Let us apply the conditioning rules discussed here to our running example:

Conditioning the empty-uniform pool’s credal set

We condition the empty-uniform pool’s credal set on \(\left\{ {\textsc {jp}},\textsc {p}\right\} \), i.e., Belgium not winning in regular time. Further down on the left, we show what happens if we apply natural extension: the conditional model is vacuous because \(P_{(1,0,0)}(\left\{ {\textsc {jp}},\textsc {p}\right\} )=P_{(1,0,0)}(1_{\left\{ {\textsc {jp}},\textsc {p}\right\} })=(1,0,0)^\top (0,1,1)=0\). Further down on the right, we apply natural extension and therefore remove \(P_{(1,0,0)}\) from \(\mathcal {M}_{\text {EUP}}\); this results in a non-vacuous conditional credal set.

figure i

3.6 Remarks About Infinite Possibility Spaces

The theory we presented is also applicable to denumerable and continuous possibility spaces with some technical amendments to the coherence criteria and by considering only bounded gambles. However, the running example was based on finite possibility spaces, so no feeling was created for applications with infinite possibility spaces. Therefore we here give some remarks about imprecise probabilistic uncertainty models on continuous possibility spaces:

  • They are mostly defined using credal sets whose extreme points are parametric distributions where the parameters vary in a set. A prime example are the imprecise Dirichlet model [21] and its generalizations [19].

  • They are also commonly defined using probability mass assignments to subsets of the possibility space. This is in some way a reduction to the finite case.

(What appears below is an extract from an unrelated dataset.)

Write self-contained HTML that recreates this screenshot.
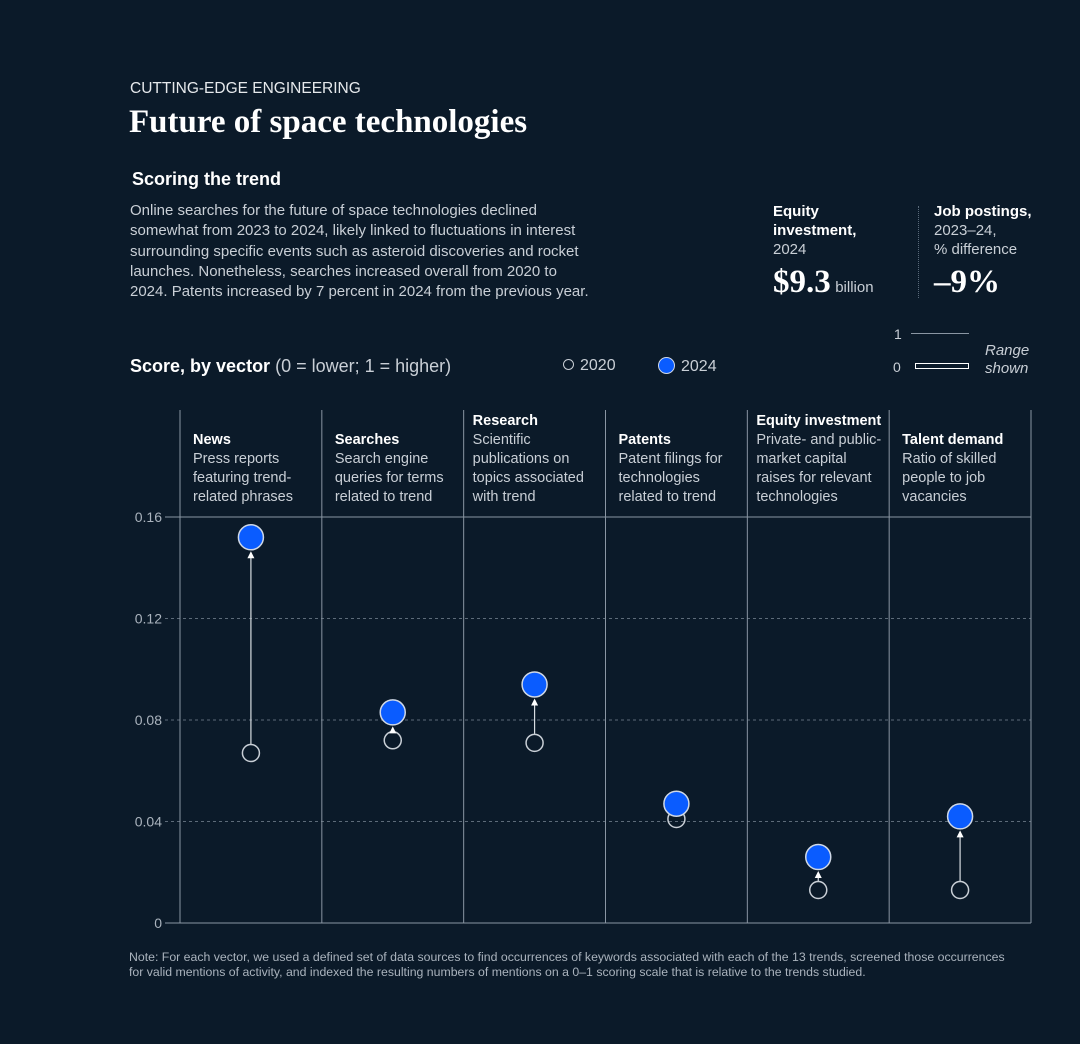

Examples are belief functions [13, §5.2.1.1], some P-boxes [14, §4.6.4], and NPI models [5, §7.6].

  • Furthermore, models which bound some specific description of a precise prevision, such as cumulative distribution functions and probability density functions, are also popular in some domains. The extreme points of their credal set are, however, not known. General P-boxes [15] and lower and upper density functions [20, §4.6.3] are examples of this class.

  • Calculating lower and upper previsions—i.e., performing natural extension—can easily become difficult optimization problems, so this should be a key consideration when choosing a specific type of model.

3.7 Conclusion

This introduction to the theory of imprecise probability has prepared you for accessing the broader literature on this topic and its applications. For those that wish to apply imprecise probabilistic techniques, this text only provides the first step: You should dive into the literature and contact experts to obtain the necessary knowledge and feedback. The references of this chapter and their authors or editors provide a starting point for that.